Uncle Tom was born into slavery but earned his freedom dancing as a stripper for his white slave mistresses, they offered tips and pet his head until he felt as ready as a beast or an adulterer for his nightwalks. Freed, he moved to Eatonville and later to Chicago then Boston, where he made his living as a tailor by day though he never stopped selling to the white women, it was a bit more dangerous for a free man than it was for a slave, to be touched by the other race. Sometimes he missed the certainty of the whip, and he often beat his wife Julia with the good leather belt hehad lifted from a deceased customer. That felt healthy and as close to love as he’d ever be, beating the black off the mother of his seven children. Uncle Tom had wanted to be a good man, the best kind of man, a faithful, deliberate, and always home on time kind, but he lost track of who and what to be faithful to and self disappeared in the losing of that. Mirrors were cruel and ever wide and descriptive of a bible and a broken field hand hiding in the scripted factory.

Uncle Tom became a rapper after his first son ran away to live back in South where the cotton crumbled into women who could cook grits and shoot guns. He felt something stolen that only language could return or demand in currency. He felt like a stowaway in a bang up song and wanted to rewrite his hunted lingering. Uncle Tom became everything he thought about and he thought a lot about a house, about a stethoscope, about the road, about the joke in the song that became that hook that he then hung from, clapping.

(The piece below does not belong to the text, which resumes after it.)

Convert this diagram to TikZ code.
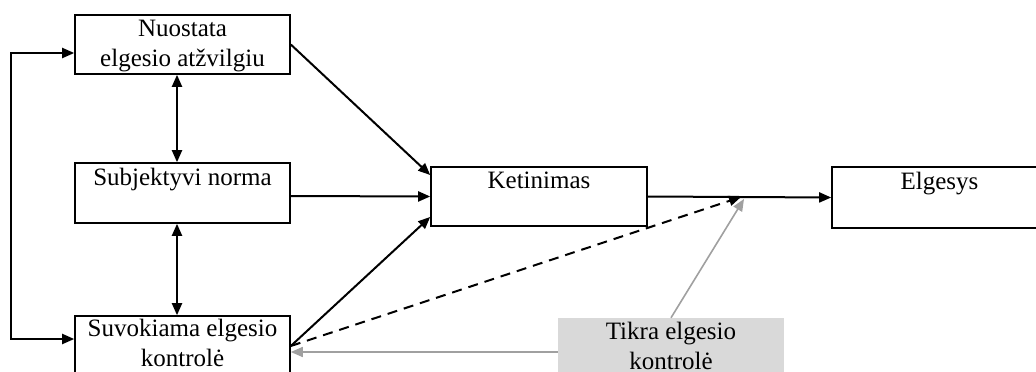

Uncle Tom was ridiculous, the greatest pretender. He couldn’t disagree with anyone, he never knew Duke Ellington from Monk from Andrew Hill from Cousin Mary, he didn’t want to recognize any difference between souls, and as bitter as this futile refusal made him, he smiled and tamed his will to recoil into a position on the lantern’s edge. Watchman. Sellout. He had so many disguises and all the cadillacs and pinstripes to match. A couple cardigans, hard dimples and soft socks, shamrock and ciroc. Free Meek Mill. Free the people, free the land. We mean it. And Mumia, and the mummies stolen from egypt and on display in some museum in England.

Uncle Tom is a burning wish; he is a wish that burns eternal. He is a songbook purged through rehearsal, one who must be practiced to be destroyed, loved into uselessness, and then at last, gone.